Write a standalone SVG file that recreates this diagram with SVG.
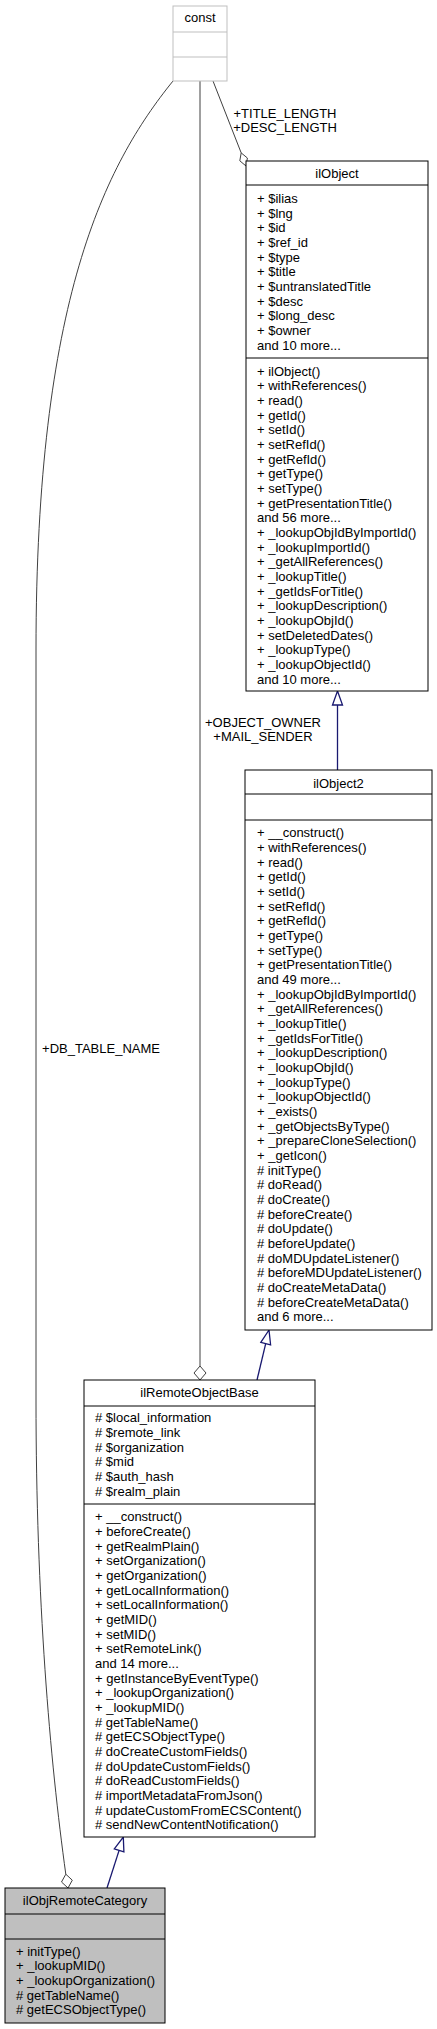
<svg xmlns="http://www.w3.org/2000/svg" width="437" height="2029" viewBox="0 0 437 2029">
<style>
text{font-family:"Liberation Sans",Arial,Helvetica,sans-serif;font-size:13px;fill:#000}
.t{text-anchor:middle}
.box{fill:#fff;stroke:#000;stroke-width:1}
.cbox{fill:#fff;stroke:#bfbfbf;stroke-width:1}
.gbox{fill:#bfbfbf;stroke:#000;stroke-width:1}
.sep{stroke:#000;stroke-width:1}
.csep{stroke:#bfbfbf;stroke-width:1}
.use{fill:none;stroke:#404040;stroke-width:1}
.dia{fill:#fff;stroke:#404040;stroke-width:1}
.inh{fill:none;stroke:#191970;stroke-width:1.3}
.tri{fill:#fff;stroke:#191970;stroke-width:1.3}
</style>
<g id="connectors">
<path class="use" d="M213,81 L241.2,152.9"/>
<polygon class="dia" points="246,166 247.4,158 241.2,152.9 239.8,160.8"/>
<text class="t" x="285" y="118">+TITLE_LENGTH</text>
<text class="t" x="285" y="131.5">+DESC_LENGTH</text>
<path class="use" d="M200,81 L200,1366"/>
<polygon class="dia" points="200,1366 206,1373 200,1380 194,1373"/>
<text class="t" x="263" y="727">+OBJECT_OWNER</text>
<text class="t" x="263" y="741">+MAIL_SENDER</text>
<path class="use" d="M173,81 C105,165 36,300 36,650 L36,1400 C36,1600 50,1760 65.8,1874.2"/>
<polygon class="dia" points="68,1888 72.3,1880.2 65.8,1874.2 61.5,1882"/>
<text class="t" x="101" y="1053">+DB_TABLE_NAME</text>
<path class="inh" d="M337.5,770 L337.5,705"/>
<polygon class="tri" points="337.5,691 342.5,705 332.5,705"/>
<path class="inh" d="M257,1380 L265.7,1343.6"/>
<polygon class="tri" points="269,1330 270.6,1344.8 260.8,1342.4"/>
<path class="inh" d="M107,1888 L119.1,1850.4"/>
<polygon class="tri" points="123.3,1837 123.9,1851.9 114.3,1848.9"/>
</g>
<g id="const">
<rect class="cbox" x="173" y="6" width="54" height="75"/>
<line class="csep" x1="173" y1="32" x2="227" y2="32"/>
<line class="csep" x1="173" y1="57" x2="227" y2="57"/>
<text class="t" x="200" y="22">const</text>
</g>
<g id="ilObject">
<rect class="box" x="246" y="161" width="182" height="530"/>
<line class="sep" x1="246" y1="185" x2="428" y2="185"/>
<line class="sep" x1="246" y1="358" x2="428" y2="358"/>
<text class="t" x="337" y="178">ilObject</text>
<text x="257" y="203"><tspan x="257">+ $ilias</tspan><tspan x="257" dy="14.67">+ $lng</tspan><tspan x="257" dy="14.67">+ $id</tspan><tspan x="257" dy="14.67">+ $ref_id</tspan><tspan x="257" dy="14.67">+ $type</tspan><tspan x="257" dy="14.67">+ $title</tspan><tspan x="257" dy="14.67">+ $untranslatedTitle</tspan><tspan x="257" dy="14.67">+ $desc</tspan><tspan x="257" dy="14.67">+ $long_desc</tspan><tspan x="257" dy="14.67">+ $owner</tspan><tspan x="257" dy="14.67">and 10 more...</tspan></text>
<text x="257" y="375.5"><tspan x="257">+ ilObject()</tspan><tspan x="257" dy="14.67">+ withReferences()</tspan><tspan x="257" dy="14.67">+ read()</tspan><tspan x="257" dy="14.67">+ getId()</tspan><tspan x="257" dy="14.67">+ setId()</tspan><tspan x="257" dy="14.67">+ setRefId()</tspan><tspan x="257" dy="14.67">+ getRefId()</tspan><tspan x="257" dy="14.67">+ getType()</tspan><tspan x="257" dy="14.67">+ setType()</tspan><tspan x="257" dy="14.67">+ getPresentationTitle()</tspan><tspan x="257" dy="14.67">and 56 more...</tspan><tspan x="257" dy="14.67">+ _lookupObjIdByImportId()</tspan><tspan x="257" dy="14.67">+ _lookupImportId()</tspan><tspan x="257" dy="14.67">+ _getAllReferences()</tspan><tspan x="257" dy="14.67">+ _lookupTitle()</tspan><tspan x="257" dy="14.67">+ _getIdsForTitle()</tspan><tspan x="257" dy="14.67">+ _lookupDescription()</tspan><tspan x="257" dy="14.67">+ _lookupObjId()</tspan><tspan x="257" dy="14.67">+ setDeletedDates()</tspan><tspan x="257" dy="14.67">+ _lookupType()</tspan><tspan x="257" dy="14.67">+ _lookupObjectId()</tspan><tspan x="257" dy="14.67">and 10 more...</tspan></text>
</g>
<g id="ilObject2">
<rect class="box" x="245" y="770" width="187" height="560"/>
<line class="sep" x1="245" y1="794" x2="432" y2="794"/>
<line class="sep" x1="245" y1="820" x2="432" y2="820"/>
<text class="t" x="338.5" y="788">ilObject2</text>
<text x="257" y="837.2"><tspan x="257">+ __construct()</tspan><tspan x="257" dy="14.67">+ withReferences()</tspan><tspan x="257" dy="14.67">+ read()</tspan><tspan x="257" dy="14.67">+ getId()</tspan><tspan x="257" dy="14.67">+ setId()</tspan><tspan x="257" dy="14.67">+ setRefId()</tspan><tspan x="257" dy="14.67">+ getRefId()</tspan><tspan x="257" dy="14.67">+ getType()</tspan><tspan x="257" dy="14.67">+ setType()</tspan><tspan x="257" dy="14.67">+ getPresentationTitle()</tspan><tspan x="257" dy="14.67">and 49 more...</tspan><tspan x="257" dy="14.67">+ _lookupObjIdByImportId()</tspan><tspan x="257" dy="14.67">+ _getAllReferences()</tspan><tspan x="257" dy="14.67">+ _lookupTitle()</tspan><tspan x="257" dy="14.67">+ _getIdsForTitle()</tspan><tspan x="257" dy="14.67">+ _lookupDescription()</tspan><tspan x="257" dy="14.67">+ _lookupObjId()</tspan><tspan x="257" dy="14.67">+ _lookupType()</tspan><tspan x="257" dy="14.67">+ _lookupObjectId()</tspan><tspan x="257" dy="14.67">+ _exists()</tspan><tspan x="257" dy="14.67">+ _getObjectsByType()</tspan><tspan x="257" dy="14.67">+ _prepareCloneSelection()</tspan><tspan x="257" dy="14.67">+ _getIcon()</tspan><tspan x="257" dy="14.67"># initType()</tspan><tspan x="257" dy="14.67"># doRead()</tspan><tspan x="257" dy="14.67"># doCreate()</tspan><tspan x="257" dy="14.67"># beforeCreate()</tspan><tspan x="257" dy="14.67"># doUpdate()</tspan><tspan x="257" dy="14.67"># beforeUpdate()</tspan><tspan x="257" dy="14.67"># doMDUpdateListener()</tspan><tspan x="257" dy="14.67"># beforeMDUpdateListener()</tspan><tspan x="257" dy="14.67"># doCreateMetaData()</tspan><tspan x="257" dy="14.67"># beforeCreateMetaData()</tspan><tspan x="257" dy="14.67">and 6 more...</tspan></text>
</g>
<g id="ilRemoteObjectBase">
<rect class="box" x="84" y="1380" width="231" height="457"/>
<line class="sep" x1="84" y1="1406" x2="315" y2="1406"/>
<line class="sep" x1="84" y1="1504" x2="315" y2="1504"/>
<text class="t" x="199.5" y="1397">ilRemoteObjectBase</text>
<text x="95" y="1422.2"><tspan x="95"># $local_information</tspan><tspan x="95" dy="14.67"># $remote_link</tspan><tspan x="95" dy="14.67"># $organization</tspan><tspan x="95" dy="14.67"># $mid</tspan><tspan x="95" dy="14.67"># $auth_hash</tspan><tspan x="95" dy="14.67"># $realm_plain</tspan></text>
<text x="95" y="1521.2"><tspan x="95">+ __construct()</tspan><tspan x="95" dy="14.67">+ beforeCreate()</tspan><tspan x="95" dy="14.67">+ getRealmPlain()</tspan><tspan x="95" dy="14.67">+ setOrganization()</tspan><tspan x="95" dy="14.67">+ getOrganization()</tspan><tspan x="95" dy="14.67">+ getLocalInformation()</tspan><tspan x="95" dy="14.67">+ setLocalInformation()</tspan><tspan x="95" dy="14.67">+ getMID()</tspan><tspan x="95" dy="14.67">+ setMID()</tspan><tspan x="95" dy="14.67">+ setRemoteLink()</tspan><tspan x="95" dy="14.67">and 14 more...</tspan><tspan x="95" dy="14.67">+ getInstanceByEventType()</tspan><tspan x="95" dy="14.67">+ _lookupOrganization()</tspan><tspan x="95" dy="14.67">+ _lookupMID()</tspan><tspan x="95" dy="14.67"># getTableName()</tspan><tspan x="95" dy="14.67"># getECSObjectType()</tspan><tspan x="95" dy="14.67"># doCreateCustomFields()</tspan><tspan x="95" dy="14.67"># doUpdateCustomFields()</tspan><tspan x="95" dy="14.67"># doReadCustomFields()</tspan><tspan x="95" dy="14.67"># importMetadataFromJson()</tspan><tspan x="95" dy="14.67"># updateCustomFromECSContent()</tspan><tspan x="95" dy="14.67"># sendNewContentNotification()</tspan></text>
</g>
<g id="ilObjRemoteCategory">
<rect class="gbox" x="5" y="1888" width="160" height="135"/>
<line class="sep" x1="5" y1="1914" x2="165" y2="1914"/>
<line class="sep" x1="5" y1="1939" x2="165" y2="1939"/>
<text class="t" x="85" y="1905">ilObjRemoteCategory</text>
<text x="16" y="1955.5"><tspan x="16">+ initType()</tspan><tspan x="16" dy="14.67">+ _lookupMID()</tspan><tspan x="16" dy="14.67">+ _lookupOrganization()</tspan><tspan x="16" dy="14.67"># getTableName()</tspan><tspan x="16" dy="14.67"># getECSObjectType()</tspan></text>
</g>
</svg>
.....
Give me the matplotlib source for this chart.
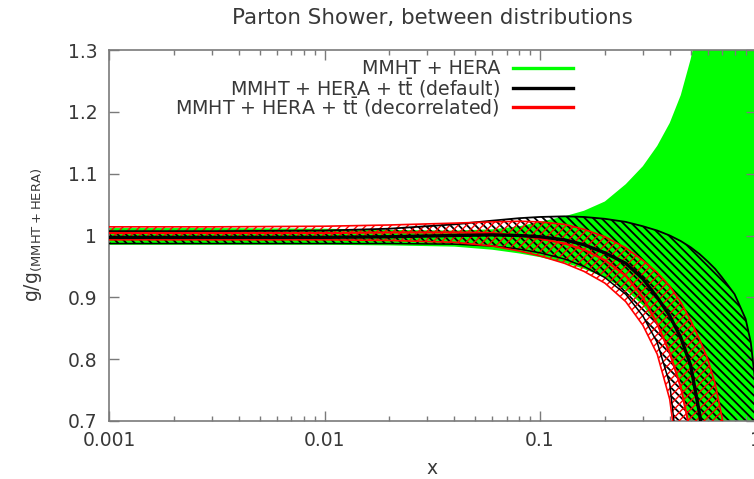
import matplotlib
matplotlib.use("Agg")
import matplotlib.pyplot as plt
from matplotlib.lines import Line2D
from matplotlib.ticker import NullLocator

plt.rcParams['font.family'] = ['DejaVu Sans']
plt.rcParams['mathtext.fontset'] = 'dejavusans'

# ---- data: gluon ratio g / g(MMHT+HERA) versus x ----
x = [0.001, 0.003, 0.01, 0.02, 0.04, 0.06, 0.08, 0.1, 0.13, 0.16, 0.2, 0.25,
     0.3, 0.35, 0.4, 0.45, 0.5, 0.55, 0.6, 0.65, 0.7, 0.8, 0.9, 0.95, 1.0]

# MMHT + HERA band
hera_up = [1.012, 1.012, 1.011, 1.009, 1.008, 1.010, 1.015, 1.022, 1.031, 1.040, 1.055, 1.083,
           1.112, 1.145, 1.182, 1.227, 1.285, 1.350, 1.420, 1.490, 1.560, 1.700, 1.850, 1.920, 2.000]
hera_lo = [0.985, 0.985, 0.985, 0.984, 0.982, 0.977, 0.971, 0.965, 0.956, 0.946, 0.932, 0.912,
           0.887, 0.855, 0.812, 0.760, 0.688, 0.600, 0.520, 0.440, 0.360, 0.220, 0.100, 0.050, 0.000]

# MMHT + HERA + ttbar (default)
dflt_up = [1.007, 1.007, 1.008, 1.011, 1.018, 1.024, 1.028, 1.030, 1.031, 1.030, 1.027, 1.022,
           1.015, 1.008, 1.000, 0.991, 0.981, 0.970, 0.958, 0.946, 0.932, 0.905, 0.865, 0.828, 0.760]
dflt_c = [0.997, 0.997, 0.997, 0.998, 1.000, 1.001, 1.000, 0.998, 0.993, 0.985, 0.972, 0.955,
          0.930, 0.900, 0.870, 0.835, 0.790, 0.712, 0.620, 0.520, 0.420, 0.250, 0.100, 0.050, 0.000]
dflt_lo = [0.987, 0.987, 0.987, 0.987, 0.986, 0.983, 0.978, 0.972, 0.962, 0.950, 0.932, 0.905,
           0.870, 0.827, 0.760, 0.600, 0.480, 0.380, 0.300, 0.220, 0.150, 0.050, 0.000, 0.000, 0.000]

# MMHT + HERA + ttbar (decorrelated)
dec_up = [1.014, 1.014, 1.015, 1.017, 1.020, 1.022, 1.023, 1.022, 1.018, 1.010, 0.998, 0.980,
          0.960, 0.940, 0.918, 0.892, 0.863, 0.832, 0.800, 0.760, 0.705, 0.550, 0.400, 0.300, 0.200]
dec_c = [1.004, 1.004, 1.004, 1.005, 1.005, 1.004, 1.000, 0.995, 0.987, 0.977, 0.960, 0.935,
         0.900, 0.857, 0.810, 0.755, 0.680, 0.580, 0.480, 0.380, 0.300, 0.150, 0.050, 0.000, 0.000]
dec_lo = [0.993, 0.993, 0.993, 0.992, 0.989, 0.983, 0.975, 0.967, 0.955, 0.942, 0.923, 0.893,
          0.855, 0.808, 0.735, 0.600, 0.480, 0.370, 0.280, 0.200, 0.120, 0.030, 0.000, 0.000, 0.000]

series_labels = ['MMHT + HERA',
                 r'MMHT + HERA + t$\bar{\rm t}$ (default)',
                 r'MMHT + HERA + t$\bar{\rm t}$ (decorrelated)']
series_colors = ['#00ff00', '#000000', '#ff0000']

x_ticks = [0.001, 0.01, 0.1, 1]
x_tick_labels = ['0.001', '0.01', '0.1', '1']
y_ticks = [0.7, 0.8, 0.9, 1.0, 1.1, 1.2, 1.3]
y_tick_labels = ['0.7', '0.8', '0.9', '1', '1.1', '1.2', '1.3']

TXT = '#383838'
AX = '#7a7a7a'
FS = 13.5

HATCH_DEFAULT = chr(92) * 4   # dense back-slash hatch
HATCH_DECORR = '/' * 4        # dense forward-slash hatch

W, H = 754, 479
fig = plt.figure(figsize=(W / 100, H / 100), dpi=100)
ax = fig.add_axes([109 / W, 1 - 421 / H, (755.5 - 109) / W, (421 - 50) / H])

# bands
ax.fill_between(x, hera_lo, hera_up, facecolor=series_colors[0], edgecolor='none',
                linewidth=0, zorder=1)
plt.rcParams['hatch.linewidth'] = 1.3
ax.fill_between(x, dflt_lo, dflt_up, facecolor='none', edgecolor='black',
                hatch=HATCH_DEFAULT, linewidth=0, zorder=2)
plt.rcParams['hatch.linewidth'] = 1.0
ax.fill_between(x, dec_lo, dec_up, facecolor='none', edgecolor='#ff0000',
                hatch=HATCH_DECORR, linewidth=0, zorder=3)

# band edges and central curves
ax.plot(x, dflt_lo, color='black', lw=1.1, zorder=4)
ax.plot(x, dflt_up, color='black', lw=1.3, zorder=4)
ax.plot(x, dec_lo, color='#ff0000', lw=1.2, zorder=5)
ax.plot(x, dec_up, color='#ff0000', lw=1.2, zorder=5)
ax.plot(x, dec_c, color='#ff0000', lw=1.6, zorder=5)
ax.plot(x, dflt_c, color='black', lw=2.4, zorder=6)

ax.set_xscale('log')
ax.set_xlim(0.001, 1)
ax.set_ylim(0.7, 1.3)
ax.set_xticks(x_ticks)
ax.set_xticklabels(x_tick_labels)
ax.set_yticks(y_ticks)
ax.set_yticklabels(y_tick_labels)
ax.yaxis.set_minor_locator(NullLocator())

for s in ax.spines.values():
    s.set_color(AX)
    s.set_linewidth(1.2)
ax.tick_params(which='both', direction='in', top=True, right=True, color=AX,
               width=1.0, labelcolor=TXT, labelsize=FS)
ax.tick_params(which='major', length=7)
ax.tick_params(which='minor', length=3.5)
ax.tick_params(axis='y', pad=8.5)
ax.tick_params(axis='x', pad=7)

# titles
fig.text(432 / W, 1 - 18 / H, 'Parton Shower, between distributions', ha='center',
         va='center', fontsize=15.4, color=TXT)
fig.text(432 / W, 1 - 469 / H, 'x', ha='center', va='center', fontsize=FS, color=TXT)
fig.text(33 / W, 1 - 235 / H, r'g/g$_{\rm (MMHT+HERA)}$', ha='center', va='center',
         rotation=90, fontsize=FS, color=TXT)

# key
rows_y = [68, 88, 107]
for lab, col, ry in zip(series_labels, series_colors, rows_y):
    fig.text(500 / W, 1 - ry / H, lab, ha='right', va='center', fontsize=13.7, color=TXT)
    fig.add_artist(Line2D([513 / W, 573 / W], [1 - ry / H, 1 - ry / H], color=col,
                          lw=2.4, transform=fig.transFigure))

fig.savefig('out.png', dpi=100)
.....
EXERCISE BRIEF: From the records above, extract the lines from the one holding "Give me the matplotlib source for this chart." through the one holding "0.220, 0.100, 0.050, 0.000]", word for word; omit the pictures.

THE ANSWER:
Give me the matplotlib source for this chart.
import matplotlib
matplotlib.use("Agg")
import matplotlib.pyplot as plt
from matplotlib.lines import Line2D
from matplotlib.ticker import NullLocator

plt.rcParams['font.family'] = ['DejaVu Sans']
plt.rcParams['mathtext.fontset'] = 'dejavusans'

# ---- data: gluon ratio g / g(MMHT+HERA) versus x ----
x = [0.001, 0.003, 0.01, 0.02, 0.04, 0.06, 0.08, 0.1, 0.13, 0.16, 0.2, 0.25,
     0.3, 0.35, 0.4, 0.45, 0.5, 0.55, 0.6, 0.65, 0.7, 0.8, 0.9, 0.95, 1.0]

# MMHT + HERA band
hera_up = [1.012, 1.012, 1.011, 1.009, 1.008, 1.010, 1.015, 1.022, 1.031, 1.040, 1.055, 1.083,
           1.112, 1.145, 1.182, 1.227, 1.285, 1.350, 1.420, 1.490, 1.560, 1.700, 1.850, 1.920, 2.000]
hera_lo = [0.985, 0.985, 0.985, 0.984, 0.982, 0.977, 0.971, 0.965, 0.956, 0.946, 0.932, 0.912,
           0.887, 0.855, 0.812, 0.760, 0.688, 0.600, 0.520, 0.440, 0.360, 0.220, 0.100, 0.050, 0.000]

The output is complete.